Part II. THE PHENOLOGY OF BABY FISH IN LAKES AND PONDS

There is a need to know more about the distribution and occurrence of newly hatched fishes. For example, it is now known that the babies of the common lake whitefish and lake herring live at the surface of lakes in early spring. Imagine how many of these are killed when a 100 hp outboard motor goes across a lake. All young fish are not found along shorelines, in weed beds, or even in shallow water. In fact, one reason why so few baby fish are known intimately is because many live in deep water even though they hatched from eggs laid in shallow water. Neither adult nor baby fish live just anywhere, for, like deer, rabbits or warblers, each species lives within a definite habitat within "their" range. Biologists are gradually learning where baby fish live. A thorough knowledge of their whereabouts from egg through larva, juvenile and into adult is known for surprisingly few species. Readers should be reminded that fishes are unique among all vertebrates - no other vertebrate order has its babies occupying so many different habitats and displaying such widely diverse anatomical features. A good book on the early life of a fish is: The Angelfish: Its Life Cycle (White and White, 1979).

Fishermen normally expect to find northern pike near weed beds, rockbass in shallow rocky areas, smallmouth bass along deep rocky shores, and so forth. Such differences in habitat and behaviour show a general tendency for fish (and other animals) to restrict the bulk of their activities to particular portions of their available range. So it is with baby fishes, except that these habitats are usually different from where their adults live. The search for young fishes must not be biased by knowledge of their adult behaviours. The active or passive movement of newly hatched fishes away from places where they are hatched is important. Different species of baby fishes live in different parts of lakes.

Certain species of baby fish display completely passive behaviour while others show active dispersive movements. At times, passive larvae are carried by wind-driven currents into the offshore weedless region (pelagic or limnetic region), while at other times they remain quiet among shoreline vegetation.

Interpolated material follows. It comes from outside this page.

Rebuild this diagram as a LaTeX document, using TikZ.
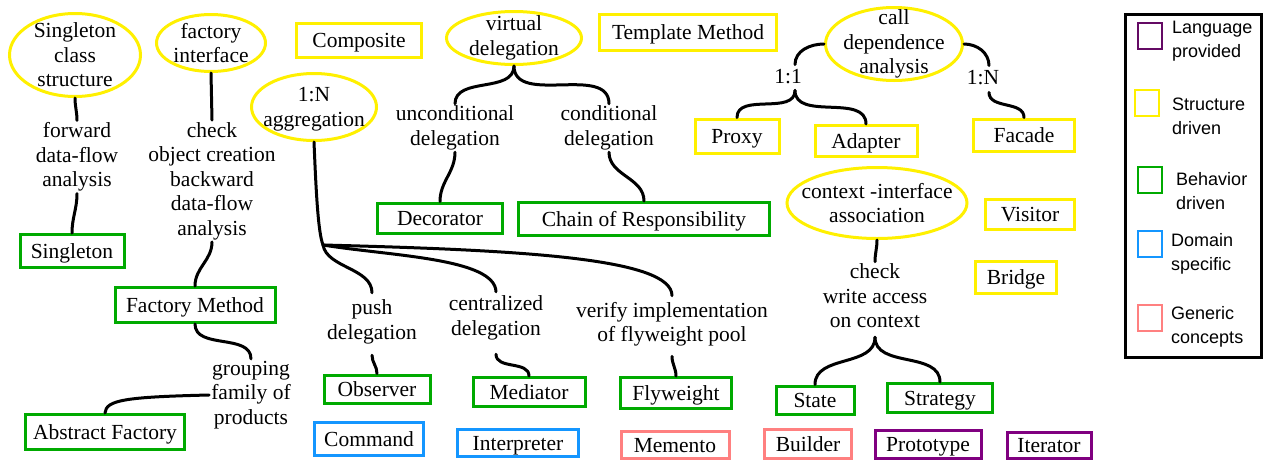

On the other hand, it is those species with dispersive swimming movements or innate "wanderlust" that are so difficult to find. Baby fish which remain within shallow littoral regions possess darker patterns of pigmentation than those that disperse away from shallow waters. One theory says that those larvae restricted to shallow water need the extra pigmentation for protection against normal rays of the sun; those restricted to deep offshore waters can protect themselves without pigmentation by swimming into deeper water where light intensity naturally diminishes. Another theory says that larval fishes adapt to their immediate environment; that is, those living in dark, shady areas develop dark patterns of pigmentation while those living in open, lighted areas do not develop dark pigmentation.

Shallowwater babies or darkly coloured ones, which are relatively easy to locate and see, include: pikes (Esocidae), bullheads (Ictaluridae), suckers (Catostomidae), sticklebacks (Gasterosteidae), most minnows (Cyprinidae) and basses (Centrarchidae). Deepwater babies or lightly coloured ones, which are usually difficult to see, include: yellow perch (Percidae), sunfishes (Centrarchidae) and rainbow smelt (Osmeridae).

Phenology of Larval Fishes

In every body of water there is an unseen phenology of baby fish species; that is, various kinds come and go. This succession or seasonal occurrence is, of course, the result of different hatching times. Since the eggs of different species have different incubation periods, actual spawning times are only indirectly related to phenology. Temperature is a controlling factor, and annual changes in the rate of lake warm-up effect fish spawnings. The warm-up of lakes is affected directly by air temperatures; therefore, cool springs delay hatching, whereas warm springs hasten hatching. On the other hand, the sizes of lakes also temper baby fish phenologies. As an example, yellow perch babies occur in May in shallow lakes which warm up quickly, whereas they occur in June in deep lakes which warm up more slowly. Annual differences in phenology are detectable only with a regular field sampling program for fish eggs and larvae.

A calendar of baby fish phenology for several species in the Ottawa-Carleton region in Ontario is shown in Figure II-1 (below). This calendar is subdivided into two groups or habitats where different phenologies exist, those that live in shallow water among aquatic plants and those that live in deep water. Although this is not a complete phenological calendar for all possible species, it shows the seasonal occurrence of many common species. Notice the relationship between water temperature and the first appearance of each species. The "harbinger temperature" is the value of the surface temperature of the water when a particular species of larvae is first collected or available to some particular collecting device. Harbinger temperatures are almost unique for each species.

Scientific knowledge about the distribution and phenologies of baby fishes is finally becoming available. This knowledge is important for the effective management of sport and commercial fishes and for accurate information of our natural resources. Scientific studies which relate directly to these subjects in clude the following: Amundrud et al., 1974; Cucin and Faber, 1984; Faber, 1967, 1980 and 1981; and Werner, 1969.